• [WRITTEN PROBLEM] Each line below must be set down exactly; omit any image you find.

• [DATA SEGMENT]

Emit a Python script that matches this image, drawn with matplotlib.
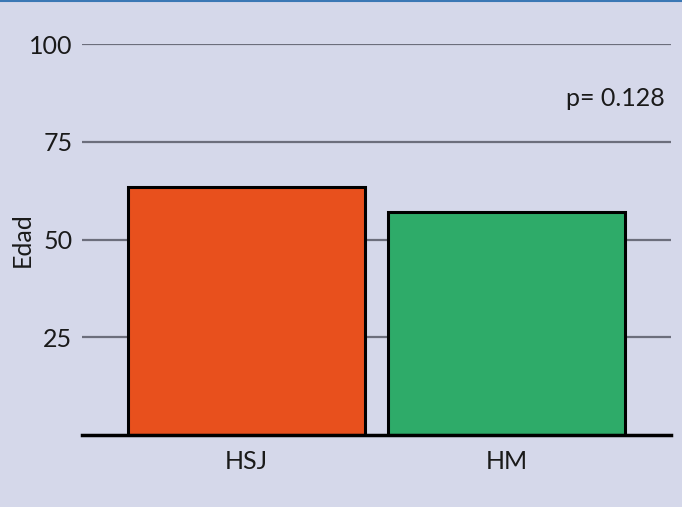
import matplotlib.pyplot as plt
import numpy as np

plt.rcParams['font.family'] = ['Lato', 'DejaVu Sans']

# data
grupos = ['HSJ', 'HM']
edad = [63.5, 57.0]
colores = ['#e8501d', '#2eab69']
p_valor = 'p= 0.128'

bg = '#d5d8ea'
txt = '#1a1a1a'
fig = plt.figure(figsize=(6.82, 5.07), dpi=100, facecolor=bg)
ax = fig.add_axes([82 / 682, 1 - 435 / 507, 589 / 682, 391 / 507])
ax.set_facecolor(bg)

x = np.arange(len(grupos))
ax.bar(x, edad, width=0.91, color=colores, edgecolor='black', linewidth=2.2, zorder=3)

ax.set_ylim(0, 100)
ax.set_xlim(-0.633, 1.633)
ax.set_yticks([25, 50, 75, 100])
ax.set_yticklabels(['25', '50', '75', '100'])
ax.set_xticks(x)
ax.set_xticklabels(grupos)
ax.tick_params(axis='both', length=0, labelsize=18, colors=txt)
ax.tick_params(axis='y', pad=7)
ax.tick_params(axis='x', pad=11)
ax.yaxis.grid(True, color='#6c6e7c', linewidth=1.6, zorder=1)

for s in ['top', 'right', 'left']:
    ax.spines[s].set_visible(False)
ax.spines['bottom'].set_linewidth(2.5)
ax.spines['bottom'].set_zorder(4)

ax.set_ylabel('Edad', fontsize=18, color=txt)
ax.yaxis.set_label_coords(-0.082, 0.5)
ax.text(0.99, 0.86, p_valor, transform=ax.transAxes, ha='right', va='center',
        fontsize=18, color=txt)

# thin blue line along the top edge of the figure
fig.add_artist(plt.Line2D([0, 1], [0.998, 0.998], color='#3b78b5', linewidth=1.5))

fig.savefig('out.png', dpi=100, facecolor=bg)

• [COMPLETE ANSWER]
Emit a Python script that matches this image, drawn with matplotlib.
import matplotlib.pyplot as plt
import numpy as np

plt.rcParams['font.family'] = ['Lato', 'DejaVu Sans']

# data
grupos = ['HSJ', 'HM']
edad = [63.5, 57.0]
colores = ['#e8501d', '#2eab69']
p_valor = 'p= 0.128'

bg = '#d5d8ea'
txt = '#1a1a1a'
fig = plt.figure(figsize=(6.82, 5.07), dpi=100, facecolor=bg)
ax = fig.add_axes([82 / 682, 1 - 435 / 507, 589 / 682, 391 / 507])
ax.set_facecolor(bg)

x = np.arange(len(grupos))
ax.bar(x, edad, width=0.91, color=colores, edgecolor='black', linewidth=2.2, zorder=3)

ax.set_ylim(0, 100)
ax.set_xlim(-0.633, 1.633)
ax.set_yticks([25, 50, 75, 100])
ax.set_yticklabels(['25', '50', '75', '100'])
ax.set_xticks(x)
ax.set_xticklabels(grupos)
ax.tick_params(axis='both', length=0, labelsize=18, colors=txt)
ax.tick_params(axis='y', pad=7)
ax.tick_params(axis='x', pad=11)
ax.yaxis.grid(True, color='#6c6e7c', linewidth=1.6, zorder=1)

for s in ['top', 'right', 'left']:
    ax.spines[s].set_visible(False)
ax.spines['bottom'].set_linewidth(2.5)
ax.spines['bottom'].set_zorder(4)

ax.set_ylabel('Edad', fontsize=18, color=txt)
ax.yaxis.set_label_coords(-0.082, 0.5)
ax.text(0.99, 0.86, p_valor, transform=ax.transAxes, ha='right', va='center',
        fontsize=18, color=txt)

# thin blue line along the top edge of the figure
fig.add_artist(plt.Line2D([0, 1], [0.998, 0.998], color='#3b78b5', linewidth=1.5))

fig.savefig('out.png', dpi=100, facecolor=bg)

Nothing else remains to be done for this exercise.